You have far too much to lose, a beautiful son who needs you all-day, every-day to be his Dad… a business that has shown immense success before, in which people rave of your talents and call you the best… and most importantly a future where you can be who you are, and who you’ve always been – a strong, driven and free individual, willing to truly invest in the things this life has to offer that are worth it. You are worth it, and I’m willing to work just as hard as I have with- and for- John, as for you, to make sure you can once again reach the heights of all you can achieve.
But I cannot accept anything but the absolute truth from you, nothing but a firm commitment, an investment in seeking treatment for your ADD and any of the other issues, emotional or otherwise, that a professional would be equipped to help you understand. You are strong enough to survive anything, I believe in you, and I want to stand by your side in building yourself a new success story. But I’m not willing to watch you flounder, cannot stand idly by while you risk your health, both mental and physical, and risk the future you have with your amazing son.
I need to know, by tomorrow (Wednesday 1/16) morning whether you are prepared to accept the responsibility for the things that you say and do, whether you are prepared to try a new course, one free of the distortions caused by drugs, and to step into a future where tomorrow may be unknown, but the people by your side are guaranteed. That’s what I offered to John, and I make the same deal to you.
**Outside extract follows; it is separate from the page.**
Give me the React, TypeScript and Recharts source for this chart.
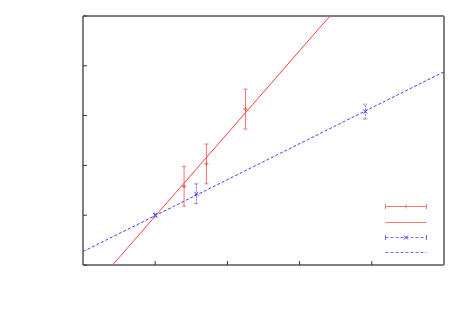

I want our house to be full of the love that it has shown so many amazing glimpses of… of the passion for creativity and light that has been evidenced. But I’m afraid it will never reach those goals if all of us are not working together, fully invested.
If you cannot offer me what I ask of you, we will need to reevaluate our living situation. I want you to know that I send this letter in complete confidence and confidentiality. I’ve reserved only one copy, and I’ve addressed it to your ex-wife. If the situation cannot be rectified I wish only her to know the full truth of what you inspired within me, and what you chose to walk away from. I dearly hope I do not have to send it.